Association obligatoire

En raison de la problématique des «profiteurs», déclarer obligatoire l’organisation au sein de la branche peut sembler naturel à l’autorité de régulation. Cette forme d’organisation est bien connue en Suisse. Le recyclage du verre (Vetroswiss) ou des piles (Inobat) sont par exemple gérés par une association obligatoire, les redevances étant fixées dans une ordonnance émise par le Département fédéral de l’environnement, des transports, de l’énergie et de la communication (Detec). Du moment que la branche et ses représentants continuent d’exercer une influence, une certaine incitation à une organisation efficace demeure.

Toutefois, cette incitation est considérablement réduite. L’organisation de branche responsable est en fait un monopole sanctionné par l’Etat, qui relève en premier lieu de l’autorité de régulation. Le problème dit «principal-agent» s’intensifie, c’est-à-dire que les obligations de l’association obligatoire envers ses membres ou envers les consommateurs tendent à se réduire. Il peut en résulter une densité de réglementation élevée (parfois seulement implicite) et donc une organisation moins efficace de l’élimination.

Organisation de l’Etat

Entre l’association obligatoire sanctionnée par l’Etat et l’organisation étatique, il n’y a qu’un pas. Contrôler le processus d’élimination et de recyclage de manière centralisé peut indéniablement présenter des avantages.

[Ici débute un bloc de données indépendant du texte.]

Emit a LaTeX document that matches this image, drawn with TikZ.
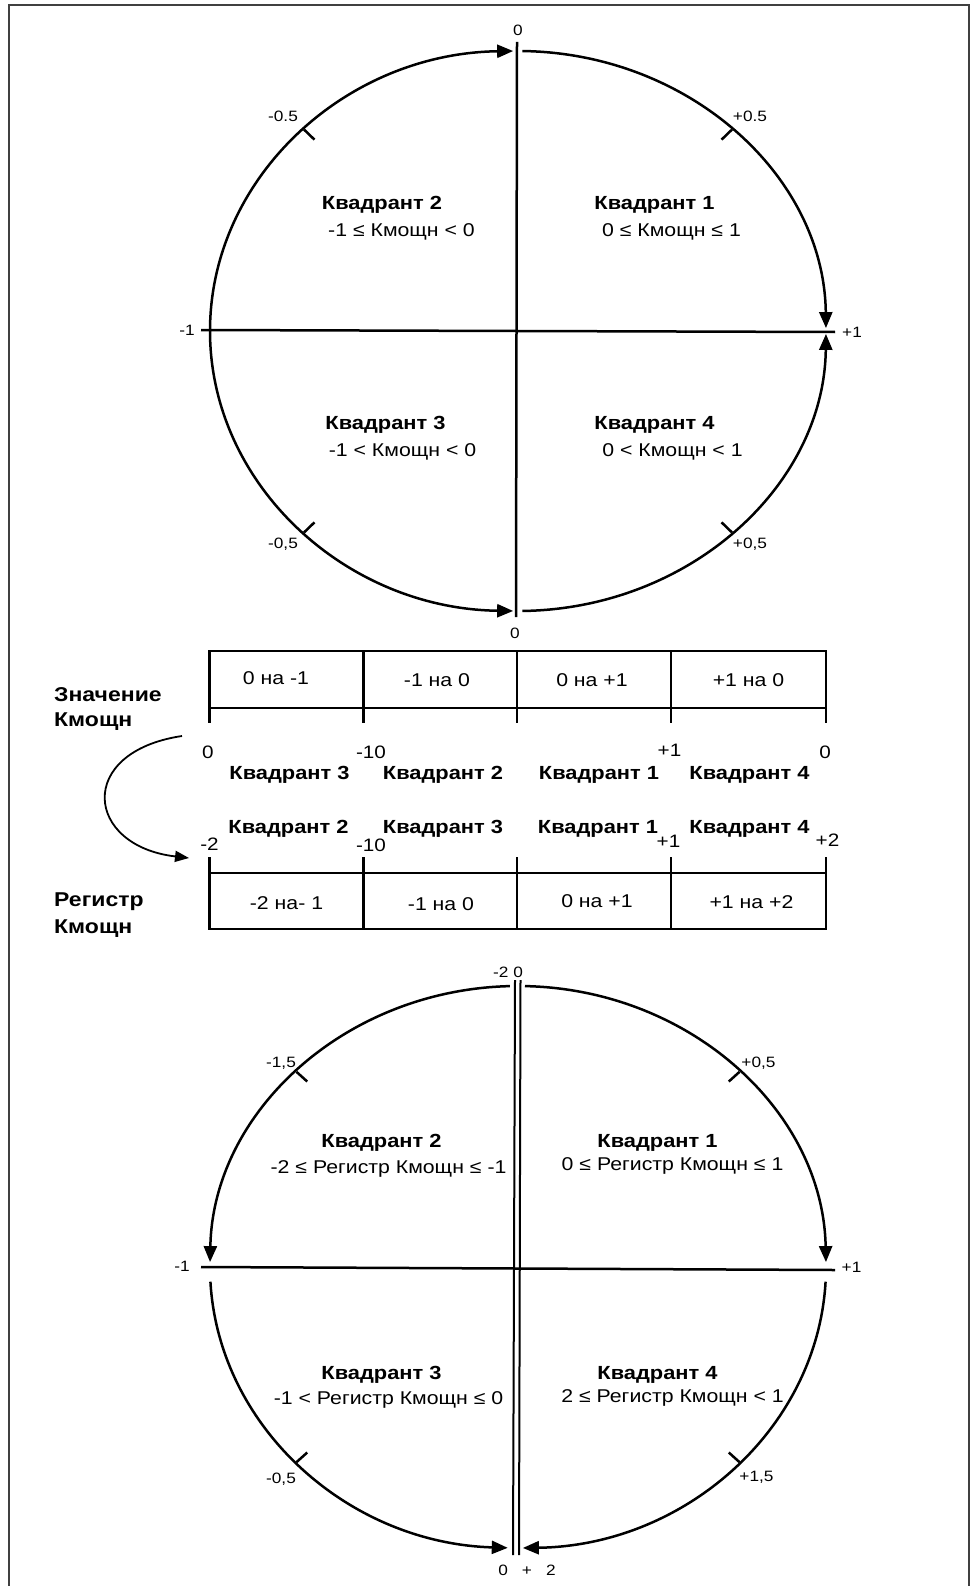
\documentclass[tikz,border=0pt]{standalone}
\usepackage{fontspec}
\setmainfont{Liberation Sans}[FakeStretch=1.15]
\usetikzlibrary{arrows.meta,calc}
\begin{document}
\begin{tikzpicture}[x=1pt,y=1pt,
  ln/.style={line width=2.5pt},
  tb/.style={line width=2.2pt},
  arr/.style={line width=2.5pt,-{Triangle[length=16pt,width=13pt]}},
  lab/.style={font=\fontsize{15}{17}\selectfont, inner sep=0pt},
  qh/.style={font=\bfseries\fontsize{19}{22}\selectfont, inner sep=0pt, yshift=-3pt},
  qt/.style={font=\fontsize{18.5}{22}\selectfont, inner sep=0pt, yshift=-2pt},
  cell/.style={font=\fontsize{18.5}{22}\selectfont, inner sep=0pt},
  num/.style={font=\fontsize{18}{22}\selectfont, inner sep=0pt},
  side/.style={font=\bfseries\fontsize{20}{24}\selectfont, inner sep=0pt, anchor=west, yshift=-2pt},
]
\useasboundingbox (0,0) rectangle (971,-1586);
\draw[black!75, line width=2pt] (9,-1600) -- (9,-5) -- (969,-5) -- (969,-1600);

% ---------- top ellipse ----------
\coordinate (A) at (518,-331);
\draw[arr] ([shift={(180:308 and 280)}]A) arc[start angle=180,end angle=90.9,x radius=308,y radius=280];
\draw[arr] ([shift={(89.2:308 and 280)}]A) arc[start angle=89.2,end angle=0.6,x radius=308,y radius=280];
\draw[arr] ([shift={(270.8:308 and 280)}]A) arc[start angle=270.8,end angle=359.4,x radius=308,y radius=280];
\draw[arr] ([shift={(180:308 and 280)}]A) arc[start angle=180,end angle=269.1,x radius=308,y radius=280];
\coordinate (Av1) at (517,-42); \coordinate (Av2) at (516,-617);
\coordinate (Ah1) at (201,-330); \coordinate (Ah2) at (835,-332);
\draw[ln] (Av1) -- (Av2);
\draw[ln] (Ah1) -- (Ah2);
\foreach \a in {134,46,226,314}{
  \draw[ln] ([shift={(\a:308 and 280)}]A) -- ([shift={(\a:293 and 266)}]A);
}
\node[lab] (a0t) at (518,-30) {0};
\node[lab] (a05l) at (283,-116) {-0.5};
\node[lab] (a05r) at (750,-116) {+0.5};
\node[lab] (a1l) at (187,-330) {-1};
\node[lab] (a1r) at (852,-332) {+1};
\node[lab] (a05bl) at (283,-544) {-0,5};
\node[lab] (a05br) at (750,-544) {+0,5};
\node[lab] (a0b) at (515,-633) {0};

\node[qh] (q2h) at (382,-202) {Квадрант 2};
\node[qt] (q2t) at (401.5,-229.5) {-1 ≤ Кмощн < 0};
\node[qh] (q1h) at (654.5,-202) {Квадрант 1};
\node[qt] (q1t) at (671.5,-229.5) {0 ≤ Кмощн ≤ 1};
\node[qh] (q3h) at (385.5,-421.5) {Квадрант 3};
\node[qt] (q3t) at (402.5,-450) {-1 < Кмощн < 0};
\node[qh] (q4h) at (654.5,-421.5) {Квадрант 4};
\node[qt] (q4t) at (672.5,-450) {0 < Кмощн < 1};

% ---------- middle tables ----------
\draw[tb] (209.5,-651) rectangle (826,-708);
\foreach \x in {363.5,517,671}{\draw[tb] (\x,-651) -- (\x,-708);}
\foreach \x in {209.5,363.5,517,671,826}{\draw[tb] (\x,-708) -- (\x,-723);}
\node[cell] (c11) at (276,-678) {0 на -1};
\node[cell] (c12) at (437,-680) {-1 на 0};
\node[cell] (c13) at (592,-680) {0 на +1};
\node[cell] (c14) at (748.5,-680) {+1 на 0};

\node[side] (s1) at (54,-693) {Значение};
\node[side] (s2) at (54,-720) {Кмощн};

\node[num] (n1) at (208,-752) {0};
\node[num] (n2) at (371,-752) {-10};
\node[num] (n3) at (669.5,-750.5) {+1};
\node[num] (n4) at (825,-752) {0};

\node[qh] (m1) at (289.5,-772) {Квадрант 3};
\node[qh] (m2) at (443,-772) {Квадрант 2};
\node[qh] (m3) at (599,-772) {Квадрант 1};
\node[qh] (m4) at (749.5,-772) {Квадрант 4};

\node[qh] (k1) at (288.5,-826) {Квадрант 2};
\node[qh] (k2) at (443,-826) {Квадрант 3};
\node[qh] (k3) at (598,-826) {Квадрант 1};
\node[qh] (k4) at (749.5,-826) {Квадрант 4};

\node[num] (p1) at (209.5,-844.5) {-2};
\node[num] (p2) at (371,-845.5) {-10};
\node[num] (p3) at (668.5,-841.5) {+1};
\node[num] (p4) at (827.5,-840.5) {+2};

\draw[tb] (209.5,-873) rectangle (826,-929);
\foreach \x in {363.5,517,671}{\draw[tb] (\x,-873) -- (\x,-929);}
\foreach \x in {209.5,363.5,517,671,826}{\draw[tb] (\x,-857) -- (\x,-873);}
\node[cell] (d11) at (286.5,-903) {-2 на- 1};
\node[cell] (d12) at (441,-904) {-1 на 0};
\node[cell] (d13) at (597,-901) {0 на +1};
\node[cell] (d14) at (751.5,-902) {+1 на +2};

\node[side] (s3) at (54,-900) {Регистр};
\node[side] (s4) at (54,-926.5) {Кмощн};

\coordinate (cs) at (182,-736);
\coordinate (ce) at (189,-858);
\draw[line width=1.8pt,-{Triangle[length=14pt,width=11pt]}] (cs) .. controls (75,-752) and (85,-846) .. (ce);

% ---------- bottom ellipse ----------
\coordinate (B) at (518,-1267);
\draw[arr] ([shift={(91.5:308 and 281)}]B) arc[start angle=91.5,end angle=179,x radius=308,y radius=281];
\draw[arr] ([shift={(88.7:308 and 281)}]B) arc[start angle=88.7,end angle=1,x radius=308,y radius=281];
\draw[arr] ([shift={(183:308 and 281)}]B) arc[start angle=183,end angle=268.1,x radius=308,y radius=281];
\draw[arr] ([shift={(357:308 and 281)}]B) arc[start angle=357,end angle=270.9,x radius=308,y radius=281];
\coordinate (Bv1) at (515,-980); \coordinate (Bv2) at (513,-1555);
\coordinate (Bw1) at (520.5,-980); \coordinate (Bw2) at (519,-1555);
\coordinate (Bh1) at (201,-1267); \coordinate (Bh2) at (835,-1270);
\draw[line width=2pt] (Bv1) -- (Bv2);
\draw[line width=2pt] (Bw1) -- (Bw2);
\draw[ln] (Bh1) -- (Bh2);
\foreach \a in {136,44,224,316}{
  \draw[ln] ([shift={(\a:308 and 281)}]B) -- ([shift={(\a:293 and 267)}]B);
}
\node[lab] (b20) at (508,-972) {-2 0};
\node[lab] (b15l) at (281,-1063) {-1,5};
\node[lab] (b05r) at (758.5,-1063) {+0,5};
\node[lab] (b1l) at (182,-1266.5) {-1};
\node[lab] (b1r) at (851.5,-1267.5) {+1};
\node[lab] (b05l) at (281,-1479) {-0,5};
\node[lab] (b15r) at (756.5,-1477) {+1,5};
\node[lab] (b02) at (527,-1570) {0\hspace{14pt}+\hspace{14pt}2};

\node[qh] (r2h) at (381.5,-1140) {Квадрант 2};
\node[qt] (r2t) at (388.5,-1166.5) {-2 ≤ Регистр Кмощн ≤ -1};
\node[qh] (r1h) at (657.5,-1140) {Квадрант 1};
\node[qt] (r1t) at (672.5,-1164) {0 ≤ Регистр Кмощн ≤ 1};
\node[qh] (r3h) at (381.5,-1371.5) {Квадрант 3};
\node[qt] (r3t) at (388.5,-1398) {-1 < Регистр Кмощн ≤ 0};
\node[qh] (r4h) at (657.5,-1371.5) {Квадрант 4};
\node[qt] (r4t) at (672.5,-1396) {2 ≤ Регистр Кмощн < 1};
\end{tikzpicture}
\end{document}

Un contrôle complet permet de mettre en œuvre facilement les objectifs politiques, ce qui se révèle particulièrement avantageux lorsque des réglementations détaillées sont en place. Il n’est pas nécessaire d’assurer une coordination avec les faîtières, ce qui peut réduire les coûts économiques globaux. Comme dans le cas de l’association obligatoire, le problème des «profiteurs» est éliminé.

Toutefois, en raison de leur proximité avec l’autorité de régulation, les organismes publics ont tendance à être plus bureaucratiques et moins dynamiques sur le marché. Plus important encore, il n’ont aucune incitation à accroître la rentabilité, car leur orientation première est la mise en œuvre des exigences légales. C’est également sur cette base qu’ils sont évalués. La distance par rapport à la réalité économique de la branche concernée est également problématique, et les ajustements aux préférences changeantes des consommateurs ou aux tendances technologiques sont longs. De plus, si une organisation étatique peut fixer les tarifs, le lobbying politique ne peut être exclu. Enfin, les redevances d’Etat ont souvent tendance à revêtir un caractère fiscal. Dans le cas de l’élimination des déchets, par exemple, cela pourrait signifier que les redevances ne sont pas basées sur le coût de l’élimination, mais sur le prix du produit ou les objectifs de recettes du gouvernement, par exemple. D’un point de vue économique, les approches fiscales n’ont pas leur place dans l’organisation de l’élimination et du recyclage des déchets.

Série : recyclage

La Suisse est considérée comme un pays modèle en matière de traitement des déchets urbains et de recyclage – malgré un volume annuel de 716 kg de déchets par habitant (Ofev). Les infrastructures répondent aux normes les plus élevées, et ce qui s’accumule comme déchets résiduels est éliminé dans des usines d’incinération des ordures ménagères (UIOM) très efficaces. La plupart des polluants produits sont filtrés et la chaleur résiduelle est soit utilisée directement comme chauffage à distance, soit transformée en énergie et réintégrée dans le processus économique. Cependant, l’optimisation du rapport coûts-avantages est rarement discutée. L’objectif de cette série est de fournir des approches pour une politique d’élimination et de recyclage complète et économiquement saine.